* START *

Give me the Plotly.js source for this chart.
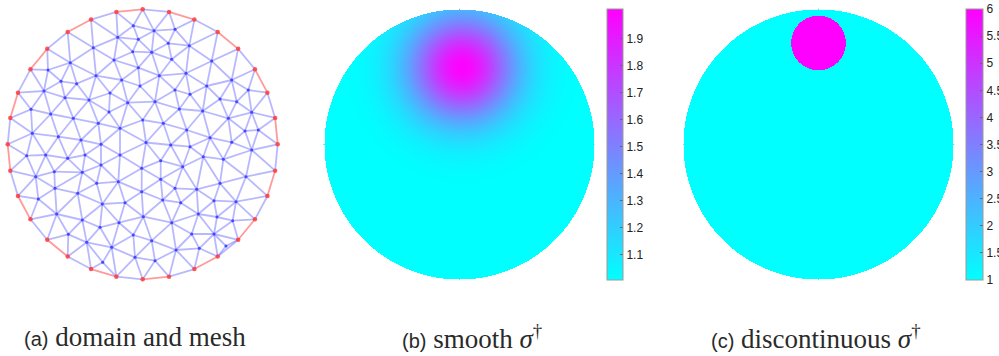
<!DOCTYPE html>
<html><head><meta charset="utf-8">
<script src="https://cdn.plot.ly/plotly-3.0.1.min.js"></script>
<style>html,body{margin:0;padding:0;background:#fff;}#chart{width:999px;height:356px;}</style>
</head><body><div id="chart"></div>
<script>
// ---------- Panel (a): domain and mesh (disk radius 135 units) ----------
const diskRadius = 135;
const boundaryAngles = [0,11.25,22.5,33.75,45,56.25,67.5,78.75,90,101.25,112.5,123.75,135,146.25,157.5,168.75,
  180,191.25,202.5,213.75,225,236.25,247.5,258.75,270,281.25,292.5,303.75,315,326.25,337.5,348.75];
// boundary segments (node i -> i+1) that carry an electrode (drawn red)
const electrodeSegments = [0,2,4,6,8,10,12,14,16,18,20,22,24,26,28,30];
const interiorX = [-9.4,-4.4,-25,-49.4,-10,-72.4,-46.7,-21,-4.4,-81.7,-66,-98.7,-77.7,-53.7,-32.7,-15,-111.7,-92,-69.4,-44.4,-22.7,0,-110.4,-84.4,-61.7,-41.7,3.3,-28.7,-2.7,-94.7,-33.7,
  11.3,32.3,25.6,46.6,9,29,69,16.6,43.3,89,32.3,64,105.6,47.3,12.3,77.3,94,36.6,60,109,85.6,20.6,44,67.3,102.3,115.6,28,89,
  -116,-97,-75,-57.7,-22.7,-1,-41.7,-107,-88.4,-60.4,-46,-24.4,-87.7,-65,-1,-104.4,-40.4,-17.7,-86,-60.4,0.6,-23.7,-74.4,-42.7,-9.4,-56,-31,-7.7,-40,
  47.3,18,40,60.6,80.6,109,18,32.3,54,77.3,103.3,20,38,71.3,93.3,55.6,29,74.3,90,49,71.3,9,33.3,56.6,83.3,12.3];
const interiorY = [118.6,105,107,96.6,92.6,81.6,68.6,64.3,76.6,63,60.6,53.3,46.6,44.3,51.3,41.6,35,30.3,26,21,16,24.3,11,7.6,4.3,0,1.8,84.3,58.3,74.3,32.3,
  113.6,115,101,98.6,92,85,83.3,68.6,71,64.3,54.3,58.3,54.3,50,42.6,45.3,42.6,35.3,33.3,32,26,21,14.3,6.6,13.3,14.3,-0.7,2,
  -11.4,-10.7,-14,-10.7,-10.7,-24,-20.7,-32.4,-27.4,-28,-39,-37.4,-44,-49,-47.4,-54.7,-59.7,-58.4,-69.7,-75.7,-72.4,-78.4,-90,-83,-90.7,-98,-103,-113,-118,
  -2.4,-16.4,-22.4,-12.4,-15,-5.7,-35,-44,-45,-39,-32.4,-55.7,-58.4,-56.4,-57.4,-69.7,-78.4,-72.7,-76.4,-89.7,-89.7,-96.4,-105.7,-104,-101.7,-116.4];

// ---------- Panel (b): smooth conductivity (unit disk) ----------
const smoothBackground = [1.0];
const smoothPeak = [2.0];
const smoothCenter = [0.02, 0.57];
const smoothWidth = [0.28];
const smoothRange = [1.007, 2.011];
const ticksB = [1.1,1.2,1.3,1.4,1.5,1.6,1.7,1.8,1.9];

// ---------- Panel (c): discontinuous conductivity (unit disk) ----------
const discBackground = [1];
const discInclusion = [6];
const inclusionCenter = [0, 0.752];
const inclusionRadius = [0.202];
const ticksC = [1,1.5,2,2.5,3,3.5,4,4.5,5,5.5,6];
const tickTextC = ['1','1.5','2','2.5','3','3.5','4','4.5','5','5.5','6'];

const captions = [
  ['(a)', 'domain and mesh'],
  ['(b)', 'smooth <i>σ</i><sup>†</sup>'],
  ['(c)', 'discontinuous <i>σ</i><sup>†</sup>']
];

// ---------- build mesh ----------
const nb = boundaryAngles.length;
const PX = [], PY = [];
boundaryAngles.forEach(a => { PX.push(diskRadius*Math.cos(a*Math.PI/180)); PY.push(diskRadius*Math.sin(a*Math.PI/180)); });
interiorX.forEach((x,i) => { PX.push(x); PY.push(interiorY[i]); });

function delaunay(px, py, order) {
  const n = px.length, M = 1e5;
  const X = px.concat([-M, M, 0]), Y = py.concat([-M, -M, M]);
  function cc(t) {
    const [a,b,c] = t;
    const ax=X[a],ay=Y[a],bx=X[b],by=Y[b],cx=X[c],cy=Y[c];
    const d = 2*(ax*(by-cy)+bx*(cy-ay)+cx*(ay-by));
    const A=ax*ax+ay*ay,B=bx*bx+by*by,C=cx*cx+cy*cy;
    const ux=(A*(by-cy)+B*(cy-ay)+C*(ay-by))/d;
    const uy=(A*(cx-bx)+B*(ax-cx)+C*(bx-ax))/d;
    return {t, ux, uy, r2:(ax-ux)*(ax-ux)+(ay-uy)*(ay-uy)};
  }
  let tris = [cc([n,n+1,n+2])];
  for (const i of order) {
    const keep = [], cnt = new Map();
    for (const T of tris) {
      const dx = X[i]-T.ux, dy = Y[i]-T.uy;
      if (dx*dx+dy*dy < T.r2*(1-1e-9)) {
        const t = T.t;
        [[t[0],t[1]],[t[1],t[2]],[t[2],t[0]]].forEach(([a,b]) => {
          const k = a<b ? a+','+b : b+','+a;
          cnt.set(k, (cnt.get(k)||0)+1);
        });
      } else keep.push(T);
    }
    for (const [k,c] of cnt) if (c===1) { const [a,b]=k.split(',').map(Number); keep.push(cc([a,b,i])); }
    tris = keep;
  }
  return tris.map(T=>T.t).filter(t => t[0]<n && t[1]<n && t[2]<n);
}
const order = [];
for (let i=nb;i<PX.length;i++) order.push(i);
for (let i=0;i<nb;i++) order.push(i);
const tris = delaunay(PX, PY, order);
const edgeSet = new Set();
tris.forEach(t => [[t[0],t[1]],[t[1],t[2]],[t[2],t[0]]].forEach(([a,b]) => edgeSet.add(a<b? a+','+b : b+','+a)));
const inX=[],inY=[],bX=[],bY=[],rX=[],rY=[];
edgeSet.forEach(k => {
  const [a,b] = k.split(',').map(Number);
  let seg = -1;
  if (a<nb && b<nb) { if (b-a===1) seg=a; else if (a===0 && b===nb-1) seg=nb-1; }
  let tx=inX, ty=inY;
  if (seg>=0) { if (electrodeSegments.includes(seg)) { tx=rX; ty=rY; } else { tx=bX; ty=bY; } }
  tx.push(PX[a],PX[b],null); ty.push(PY[a],PY[b],null);
});

// ---------- fields ----------
const N = 271, gx = [];
for (let i=0;i<N;i++) gx.push(-1 + 2*i/(N-1));
const zB = [], zC = [];
for (let j=0;j<N;j++) {
  const rowB = [], rowC = [];
  for (let i=0;i<N;i++) {
    const x=gx[i], y=gx[j];
    if (x*x+y*y > 1) { rowB.push(null); rowC.push(null); continue; }
    const d2 = (x-smoothCenter[0])**2 + (y-smoothCenter[1])**2;
    rowB.push(smoothBackground[0] + (smoothPeak[0]-smoothBackground[0])*Math.exp(-d2/(2*smoothWidth[0]**2)));
    const e2 = (x-inclusionCenter[0])**2 + (y-inclusionCenter[1])**2;
    rowC.push(e2 <= inclusionRadius[0]**2 ? discInclusion[0] : discBackground[0]);
  }
  zB.push(rowB); zC.push(rowC);
}
const cool = [[0,'rgb(0,255,255)'],[1,'rgb(255,0,255)']];

const W=999, H=356;
const meshHalf = diskRadius*1.05, fieldHalf = 1.05, pxHalf = 135*1.05;
function dom(cx){ return [(cx-pxHalf)/W, (cx+pxHalf)/W]; }
const ydom = [(H-(144.3+pxHalf))/H, (H-(144.3-pxHalf))/H];

const cbCommon = {
  thickness: 16, len: 271, lenmode: 'pixels', xanchor: 'left', yanchor: 'middle',
  y: 1-144.5/H, xpad: 0, ypad: 0, borderwidth: 0,
  outlinecolor: '#9a9a9a', outlinewidth: 1,
  ticks: 'inside', ticklen: 3, tickwidth: 1, tickcolor: '#666',
  tickfont: {family: 'Liberation Sans, Arial, sans-serif', size: 12, color: '#222'}
};

const lineCol = 'rgba(125,125,255,0.55)';
const traces = [
  {type:'scatter', mode:'lines', x:inX, y:inY, xaxis:'x', yaxis:'y', line:{color:lineCol, width:1.8}, hoverinfo:'skip'},
  {type:'scatter', mode:'lines', x:bX, y:bY, xaxis:'x', yaxis:'y', line:{color:lineCol, width:1.8}, hoverinfo:'skip'},
  {type:'scatter', mode:'lines', x:rX, y:rY, xaxis:'x', yaxis:'y', line:{color:'rgba(255,120,120,0.75)', width:1.8}, hoverinfo:'skip'},
  {type:'scatter', mode:'markers', x:PX.slice(nb), y:PY.slice(nb), xaxis:'x', yaxis:'y', marker:{color:'rgb(70,70,250)', size:3}, hoverinfo:'skip'},
  {type:'scatter', mode:'markers', x:PX.slice(0,nb), y:PY.slice(0,nb), xaxis:'x', yaxis:'y', marker:{color:'rgba(255,60,60,0.85)', size:4.5}, cliponaxis:false, hoverinfo:'skip'},
  {type:'heatmap', x:gx, y:gx, z:zB, xaxis:'x2', yaxis:'y2', colorscale:cool, zmin:smoothRange[0], zmax:smoothRange[1], zsmooth:false,
    colorbar:Object.assign({}, cbCommon, {x:606.7/W, tickvals:ticksB, ticktext:ticksB.map(v=>v.toFixed(1))})},
  {type:'heatmap', x:gx, y:gx, z:zC, xaxis:'x3', yaxis:'y3', colorscale:cool, zmin:1, zmax:6, zsmooth:false,
    colorbar:Object.assign({}, cbCommon, {x:965.7/W, thickness:16.5, tickvals:ticksC, ticktext:tickTextC})}
];

const ax = (range, domain, anchor) => ({range, domain, anchor, visible:false, fixedrange:true});
const capX = [22, 400, 709];
const layout = {
  width: W, height: H, margin: {l:0,r:0,t:0,b:0, autoexpand:false},
  paper_bgcolor: '#fff', plot_bgcolor: 'rgba(0,0,0,0)', showlegend: false,
  xaxis: ax([-meshHalf, meshHalf], dom(142.7), 'y'),
  yaxis: ax([-meshHalf, meshHalf], ydom, 'x'),
  xaxis2: ax([-fieldHalf, fieldHalf], dom(459), 'y2'),
  yaxis2: ax([-fieldHalf, fieldHalf], ydom, 'x2'),
  xaxis3: ax([-fieldHalf, fieldHalf], dom(818.7), 'y3'),
  yaxis3: ax([-fieldHalf, fieldHalf], ydom, 'x3'),
  annotations: captions.map((c,i) => ({
    xref:'paper', yref:'paper', x: capX[i]/W, y: 1-337/H, xanchor:'left', yanchor:'middle', showarrow:false,
    text: '<span style="font-family:Liberation Sans, Arial, sans-serif;font-size:20px">' + c[0] + '</span> ' + c[1],
    font: {family:'Liberation Serif, Times New Roman, serif', size: 27, color:'#2a2a2a'}
  }))
};
Plotly.newPlot('chart', traces, layout, {displayModeBar:false, staticPlot:true});
</script></body></html>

* END *

TASK DESCRIPTION:
Return only the lines running from the top of the data to the line that holds "const ticksB = [1.1,1.2,1.3,1.4,1.5,1.6,1.7,1.8,1.9];". Include both of those lines, but skip the pictures.

ANSWER TO THE TASK:
Give me the Plotly.js source for this chart.
<!DOCTYPE html>
<html><head><meta charset="utf-8">
<script src="https://cdn.plot.ly/plotly-3.0.1.min.js"></script>
<style>html,body{margin:0;padding:0;background:#fff;}#chart{width:999px;height:356px;}</style>
</head><body><div id="chart"></div>
<script>
// ---------- Panel (a): domain and mesh (disk radius 135 units) ----------
const diskRadius = 135;
const boundaryAngles = [0,11.25,22.5,33.75,45,56.25,67.5,78.75,90,101.25,112.5,123.75,135,146.25,157.5,168.75,
  180,191.25,202.5,213.75,225,236.25,247.5,258.75,270,281.25,292.5,303.75,315,326.25,337.5,348.75];
// boundary segments (node i -> i+1) that carry an electrode (drawn red)
const electrodeSegments = [0,2,4,6,8,10,12,14,16,18,20,22,24,26,28,30];
const interiorX = [-9.4,-4.4,-25,-49.4,-10,-72.4,-46.7,-21,-4.4,-81.7,-66,-98.7,-77.7,-53.7,-32.7,-15,-111.7,-92,-69.4,-44.4,-22.7,0,-110.4,-84.4,-61.7,-41.7,3.3,-28.7,-2.7,-94.7,-33.7,
  11.3,32.3,25.6,46.6,9,29,69,16.6,43.3,89,32.3,64,105.6,47.3,12.3,77.3,94,36.6,60,109,85.6,20.6,44,67.3,102.3,115.6,28,89,
  -116,-97,-75,-57.7,-22.7,-1,-41.7,-107,-88.4,-60.4,-46,-24.4,-87.7,-65,-1,-104.4,-40.4,-17.7,-86,-60.4,0.6,-23.7,-74.4,-42.7,-9.4,-56,-31,-7.7,-40,
  47.3,18,40,60.6,80.6,109,18,32.3,54,77.3,103.3,20,38,71.3,93.3,55.6,29,74.3,90,49,71.3,9,33.3,56.6,83.3,12.3];
const interiorY = [118.6,105,107,96.6,92.6,81.6,68.6,64.3,76.6,63,60.6,53.3,46.6,44.3,51.3,41.6,35,30.3,26,21,16,24.3,11,7.6,4.3,0,1.8,84.3,58.3,74.3,32.3,
  113.6,115,101,98.6,92,85,83.3,68.6,71,64.3,54.3,58.3,54.3,50,42.6,45.3,42.6,35.3,33.3,32,26,21,14.3,6.6,13.3,14.3,-0.7,2,
  -11.4,-10.7,-14,-10.7,-10.7,-24,-20.7,-32.4,-27.4,-28,-39,-37.4,-44,-49,-47.4,-54.7,-59.7,-58.4,-69.7,-75.7,-72.4,-78.4,-90,-83,-90.7,-98,-103,-113,-118,
  -2.4,-16.4,-22.4,-12.4,-15,-5.7,-35,-44,-45,-39,-32.4,-55.7,-58.4,-56.4,-57.4,-69.7,-78.4,-72.7,-76.4,-89.7,-89.7,-96.4,-105.7,-104,-101.7,-116.4];

// ---------- Panel (b): smooth conductivity (unit disk) ----------
const smoothBackground = [1.0];
const smoothPeak = [2.0];
const smoothCenter = [0.02, 0.57];
const smoothWidth = [0.28];
const smoothRange = [1.007, 2.011];
const ticksB = [1.1,1.2,1.3,1.4,1.5,1.6,1.7,1.8,1.9];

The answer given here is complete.